Proust in One Hour

In this performance Véronique Aubuy summarizes In Search of Lost Time in sixty minutes, in her own words, and shows how this story from the early 20th century still resonates today. Her intimate and personal interpretation of Proust’s masterpiece reveals how this work radiates in her life. In Véronique Aubuy’s words, each performance is “another opportunity to explore different parts of The Search, while proceeding at random, inspired and guided by my aleatory and fickle memory.”

In French. Free and open to the public. No RSVP necessary.


Véronique Aubuy is the creator of documentary films as well as fiction, performance pieces, art films, web creations, and photographs. Her  films are strongly influenced by litterature and music. Since October 1993, she has filmed people from everywhere in the world, in various locations, as they each read two pages of In Search of Lost Time. Her project, Proust Lu,  is today 116 hours long and includes more than 1100 readers. It should be completed by 2050 and has been shown in art galeries and museums.
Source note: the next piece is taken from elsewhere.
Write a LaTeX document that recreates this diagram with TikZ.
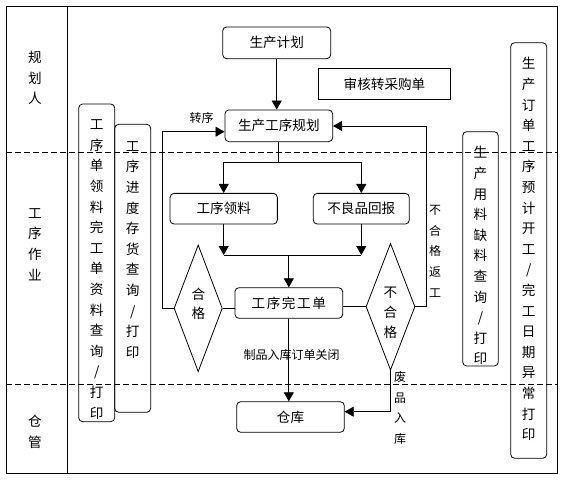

Véronique Aubuy’s first movie, Je suis Annemarie Schwarzenbach, was presented in Berlin Panorama 2015, and was released in Paris from April to September 2015. It will be presented at Bard College, Annandale, on February 2, 2016. Aubuy has also directed short films (The Silence of Summer, selected at Cannes Festival 1993, Un certain regard), as well as numerous documentary films such as I Am Not an Angry Man, a portrait of the playwright Edward Bond (2002), and Bernadette Lafont, une sacrée Bonne Femme, a portrait of the french actress (2013).

 Her fisrt book, À la lecture, on  the influences of Proust in our lives today, was co-written with Mathieu Riboulet, and published in September 2014 by Grasset.